ENTRIES

•••

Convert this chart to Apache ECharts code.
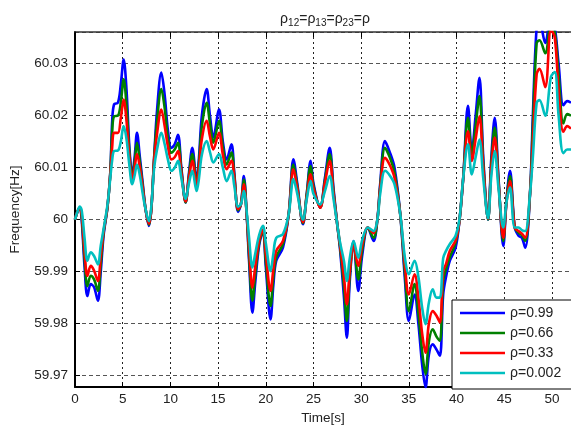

•••

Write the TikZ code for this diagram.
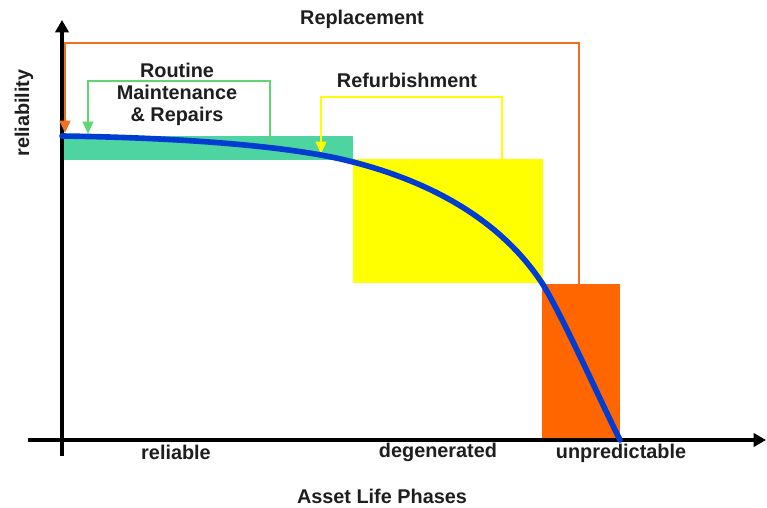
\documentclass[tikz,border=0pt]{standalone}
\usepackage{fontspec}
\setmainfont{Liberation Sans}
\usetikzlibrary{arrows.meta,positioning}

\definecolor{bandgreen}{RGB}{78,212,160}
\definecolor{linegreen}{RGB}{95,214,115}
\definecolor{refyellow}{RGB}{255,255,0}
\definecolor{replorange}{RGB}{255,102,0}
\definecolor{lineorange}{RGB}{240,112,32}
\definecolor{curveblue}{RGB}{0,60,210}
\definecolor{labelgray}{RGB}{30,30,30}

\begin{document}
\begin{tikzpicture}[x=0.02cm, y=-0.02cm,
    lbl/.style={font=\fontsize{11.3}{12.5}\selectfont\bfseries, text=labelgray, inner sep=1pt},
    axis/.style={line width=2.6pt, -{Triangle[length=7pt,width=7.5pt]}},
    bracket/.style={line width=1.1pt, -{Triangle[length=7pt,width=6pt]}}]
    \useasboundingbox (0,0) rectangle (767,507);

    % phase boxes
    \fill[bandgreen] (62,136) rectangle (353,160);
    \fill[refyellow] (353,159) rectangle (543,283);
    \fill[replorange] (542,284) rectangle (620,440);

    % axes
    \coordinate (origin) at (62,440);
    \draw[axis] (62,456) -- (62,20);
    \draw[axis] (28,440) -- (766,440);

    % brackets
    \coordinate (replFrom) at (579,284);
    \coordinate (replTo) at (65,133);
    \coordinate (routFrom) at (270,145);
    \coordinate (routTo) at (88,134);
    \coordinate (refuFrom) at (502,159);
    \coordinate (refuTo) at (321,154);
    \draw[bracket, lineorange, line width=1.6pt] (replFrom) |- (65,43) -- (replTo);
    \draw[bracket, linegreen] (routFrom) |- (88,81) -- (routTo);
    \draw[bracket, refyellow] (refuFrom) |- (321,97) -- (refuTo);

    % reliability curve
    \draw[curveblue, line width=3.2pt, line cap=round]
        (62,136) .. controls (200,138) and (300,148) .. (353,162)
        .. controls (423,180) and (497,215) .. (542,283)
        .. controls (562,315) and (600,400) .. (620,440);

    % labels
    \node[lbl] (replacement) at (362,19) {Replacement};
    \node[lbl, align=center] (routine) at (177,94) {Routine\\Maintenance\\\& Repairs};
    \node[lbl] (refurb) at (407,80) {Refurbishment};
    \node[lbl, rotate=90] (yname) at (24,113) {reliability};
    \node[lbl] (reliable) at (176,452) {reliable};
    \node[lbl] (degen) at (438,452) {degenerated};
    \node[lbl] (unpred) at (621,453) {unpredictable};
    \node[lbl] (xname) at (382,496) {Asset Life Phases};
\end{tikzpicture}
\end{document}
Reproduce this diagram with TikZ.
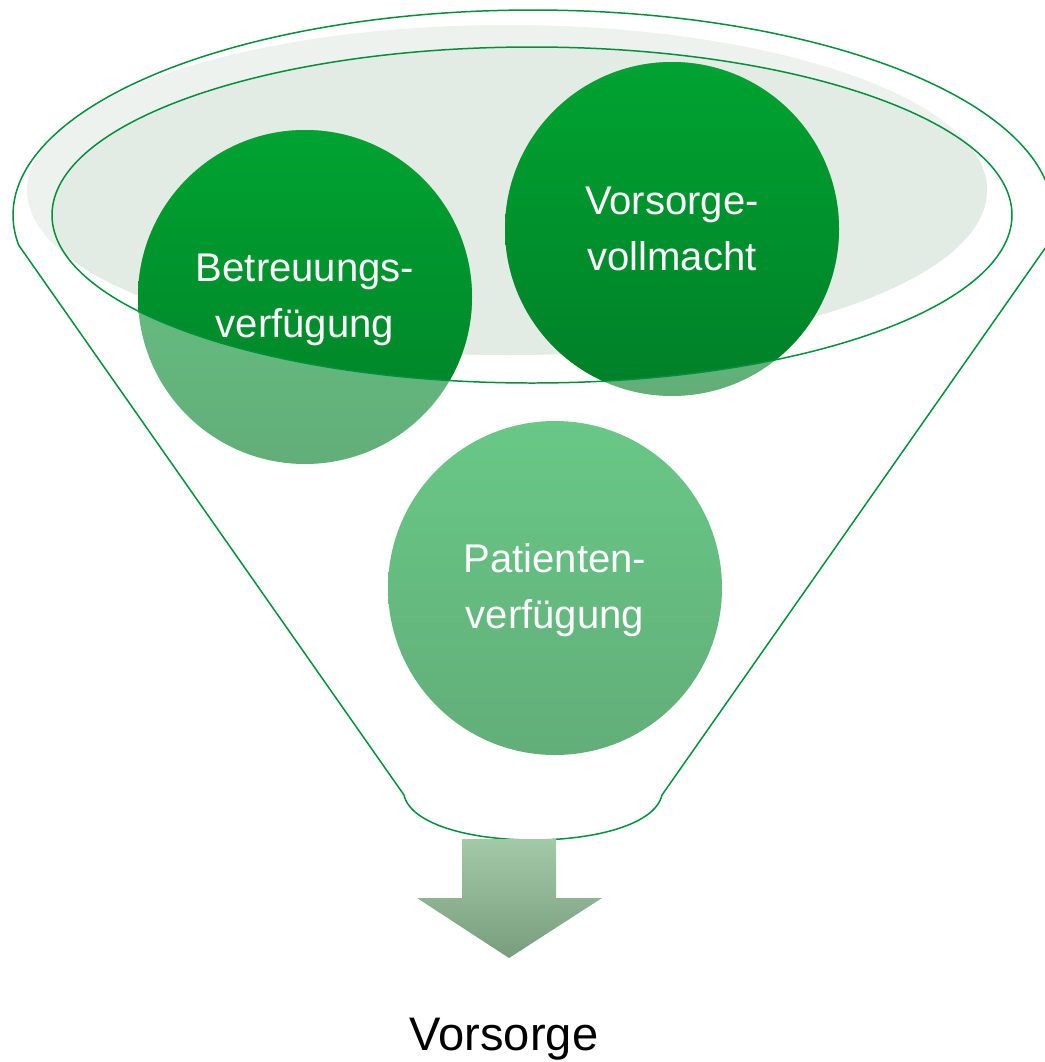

•••

WHAT YOU HAVE TO DO
Make an exact copy of the lines from the one containing "Write the TikZ code for this diagram." to the one containing "(600,400) .. (620,440);", keeping both and leaving out every picture.

THE RESPONSE
Write the TikZ code for this diagram.
\documentclass[tikz,border=0pt]{standalone}
\usepackage{fontspec}
\setmainfont{Liberation Sans}
\usetikzlibrary{arrows.meta,positioning}

\definecolor{bandgreen}{RGB}{78,212,160}
\definecolor{linegreen}{RGB}{95,214,115}
\definecolor{refyellow}{RGB}{255,255,0}
\definecolor{replorange}{RGB}{255,102,0}
\definecolor{lineorange}{RGB}{240,112,32}
\definecolor{curveblue}{RGB}{0,60,210}
\definecolor{labelgray}{RGB}{30,30,30}

\begin{document}
\begin{tikzpicture}[x=0.02cm, y=-0.02cm,
    lbl/.style={font=\fontsize{11.3}{12.5}\selectfont\bfseries, text=labelgray, inner sep=1pt},
    axis/.style={line width=2.6pt, -{Triangle[length=7pt,width=7.5pt]}},
    bracket/.style={line width=1.1pt, -{Triangle[length=7pt,width=6pt]}}]
    \useasboundingbox (0,0) rectangle (767,507);

    % phase boxes
    \fill[bandgreen] (62,136) rectangle (353,160);
    \fill[refyellow] (353,159) rectangle (543,283);
    \fill[replorange] (542,284) rectangle (620,440);

    % axes
    \coordinate (origin) at (62,440);
    \draw[axis] (62,456) -- (62,20);
    \draw[axis] (28,440) -- (766,440);

    % brackets
    \coordinate (replFrom) at (579,284);
    \coordinate (replTo) at (65,133);
    \coordinate (routFrom) at (270,145);
    \coordinate (routTo) at (88,134);
    \coordinate (refuFrom) at (502,159);
    \coordinate (refuTo) at (321,154);
    \draw[bracket, lineorange, line width=1.6pt] (replFrom) |- (65,43) -- (replTo);
    \draw[bracket, linegreen] (routFrom) |- (88,81) -- (routTo);
    \draw[bracket, refyellow] (refuFrom) |- (321,97) -- (refuTo);

    % reliability curve
    \draw[curveblue, line width=3.2pt, line cap=round]
        (62,136) .. controls (200,138) and (300,148) .. (353,162)
        .. controls (423,180) and (497,215) .. (542,283)
        .. controls (562,315) and (600,400) .. (620,440);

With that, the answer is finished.